A Streetcar Named Desire by Tennessee Williams was the second play in my Royal Lyceum, Edinburgh repertory season.
I just love this play, and am so glad that I got to know it intimately at such a young age. I played two parts - the Young Collector and the Doctor who takes Blanche away at the end.
I remember the first preview we did. There was a custom that first preview audiences got in for free, so it was a really excited and exciteable crowd. When I came on as the Young Collector people actually whistled, and when Blanche kissed me the place went nuts!
Every night as soon as I had been kissed by Blanche, who was played by Vivien Heilbron, I rushed upstairs to my dressing room and began the startling transformation into the Doctor. I really went to town: glasses, white hair, lines, moustache, the lot. All my make-up training at RSAMD was well-used. Check it out! Once, when one of the other actors was stuck on the motorway from Glasgiw, I had to play Pablo too!
Tartuffe is a great play by Moliere, and this production, my first as part of a season of plays at the Royal Lyceum Theatre in Edinburgh, was a new Scots adaptation by the brilliant poet and playwright Liz Lochead.
I played the young lover, Valere, and here I am pictured with Gerda Stevenson. I was so excited to work at the Lyceum and be a part of a repertory company, and be in such a great play.
The Ugly Duckling was a pantomime for Borderline Theatre Company performed at the Magnum Centre, Irvine. I played Andy, who befriended the eponymous duck and dreamed of becoming a clown at the circus.

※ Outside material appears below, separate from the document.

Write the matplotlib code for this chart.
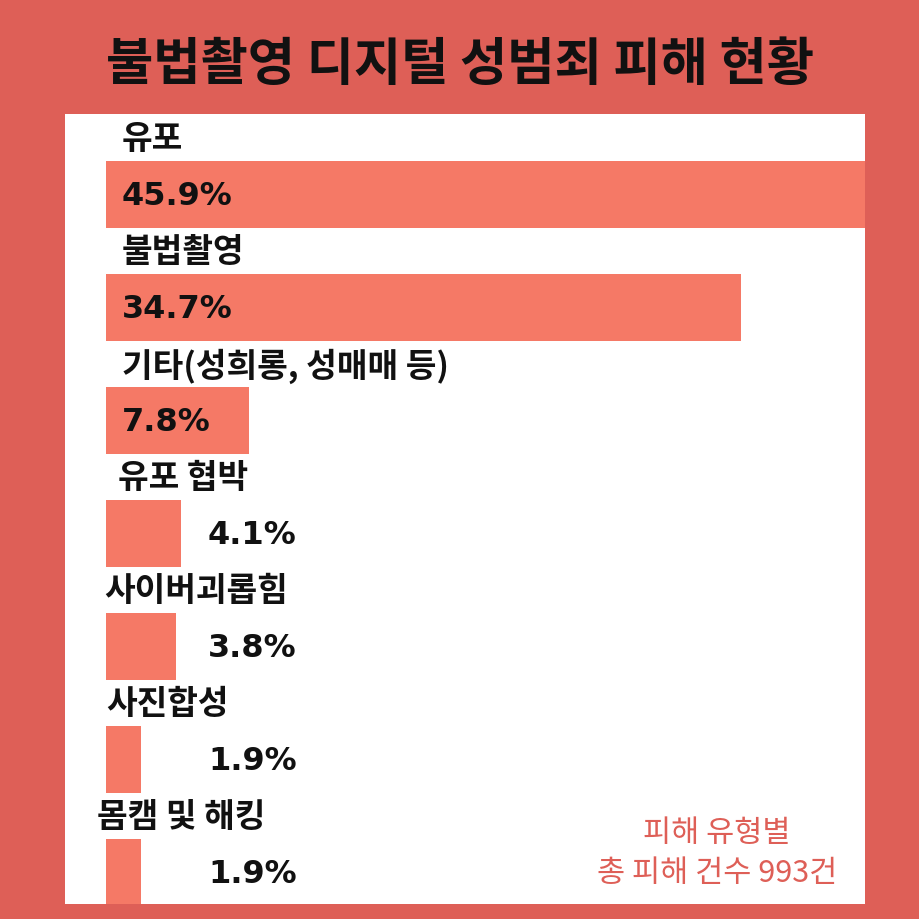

Forbes Masson, my Victor and Barry cohort, and another college friend Lousie Beattie, were the baddies, and Jenny McCrindle who I went on to work with in Sleeping Beauty and The High Life was the duck.
My biggest memory of this, aside from the wall of noise of the screaming children during each show, was getting up at the crack in the freezing Glasgow winter to get into a van and travel down to Irvine each morning. I was only out of drama school six months and already I was a moaning actor! But it is a real killer schedule. Three shows a day some days, so you sometimes came onstage and wondered if you had already done the scene you were about to do and therefore were about to repeat yourself, or had you just done it twice before that day in the previous two shows!!
I also remember a hotel in Irvine where we used to go to that had a water flume that was used as a carrot to get through that third show some nights.
Victor and Barry took part in a late night revue at McNally's Cabaret Club as part of the Edinburgh Fringe Festival. I remember rushing along there after performances of Trumpets and Raspberries.
Other acts performing in the revue were Arnold Brown, Jerry Sadowitz and Mullarkey and Myers, which was made up of Neil Mullarkey and Mike Myers. Yes, that one.